When I moved from India to the USA at age eight, I experienced the challenge of “feeling different” for the first time. I was teased for the way I looked, smelled, and spoke. I tried to fit in and belong by behaving as white/American as I could. That was my first closet: when I tried to deny my skin color and ethnicity. In college I began to acknowledge the richness of my South Asian culture with the help of my girlfriend.
At the age of 26, I found the perfect woman to marry. Before proposing, I explored my subtle attraction to other men. I wondered if I might be bisexual and questioned the stereotypical roles I was supposed to play. My earlier experience of internalized racism had conditioned my unsuspecting self to exist in a second closet: that of my internalized homophobia. It took some time for me to begin to admit this to myself.
Being uncertain of my new self-discovery, a part of me wanted to run away, and I transferred through my multinational employer to India. Though all of us in my family had Green Cards sponsored through my father’s employer, I had held on to my Indian passport to maintain some sense of my origin. However, I got my US Citizenship before I left. I wanted the ability to return to the US, my home since the age of eight.
Depending on one’s immigration status, one cannot leave the country for a prolonged period of time without jeopardizing the immigration process. Even with a Green Card and almost two decades of living legally in the US, that insecurity loomed.
I knew that for so many of my immigrant peers the options were much more restrictive.

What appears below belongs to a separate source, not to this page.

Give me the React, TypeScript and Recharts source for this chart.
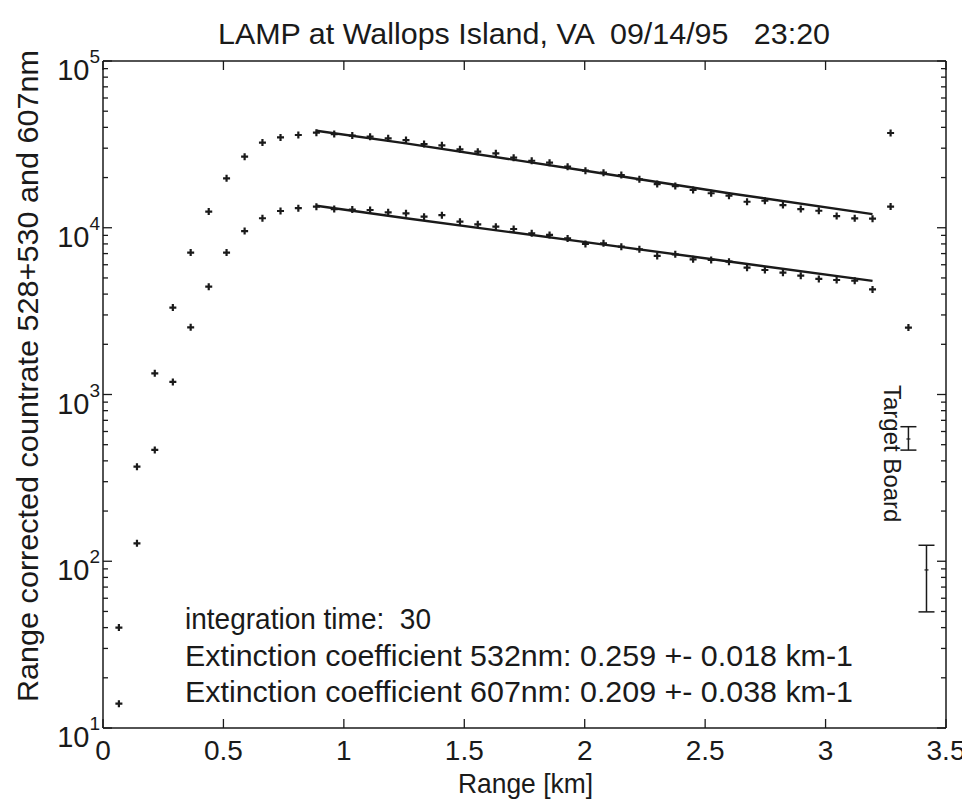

They were uncertain of their future status and some never became eligible to work or become full citizens. It is very important that immigration reform expand options for employment and citizenship for people like me, the families of employment visa holders. These freedoms, to work and travel, were essential to my journey.

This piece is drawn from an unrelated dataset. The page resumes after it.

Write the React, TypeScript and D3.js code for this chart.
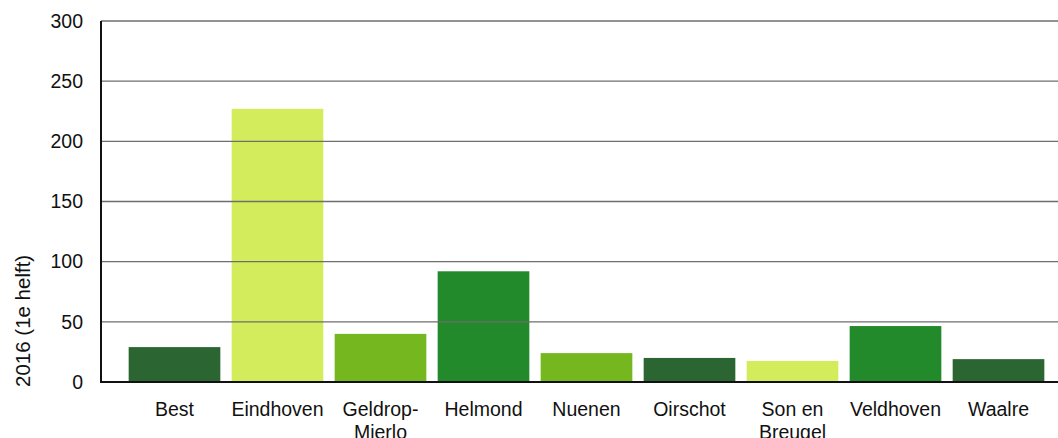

After spending a number of years in India testing my values and peeling back the layers of denial, I got a better sense of my own identity. Staying in the “gay” closet was not healthy. I finally acknowledged that I am a homosexual. That breakthrough led me to start building a new community. Then, after being back in the US for a number of years, I seroconverted and realized that being HIV-positive was yet a third closet to contend with. I faced further discrimination and learned even more about disparities. I now try to lead a healthy life, open, and with integrity.

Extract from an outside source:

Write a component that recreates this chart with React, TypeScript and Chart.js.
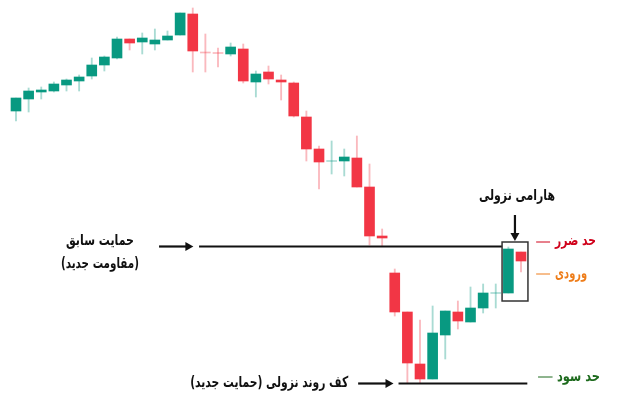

I can now be at ease with myself and others. I volunteer and help others who have at some point of our lives felt the strain of isolation, stigma, or being a minority within a minority. We must work on the issues affecting our overlapping communities. I believe that by sharing our experiences we can help spare others the pain and consequences of silence. I believe that other LGBT/HIV-positive immigrants should have the chance for living with equality and dignity. That is why I support immigration reform with a fair path to citizenship.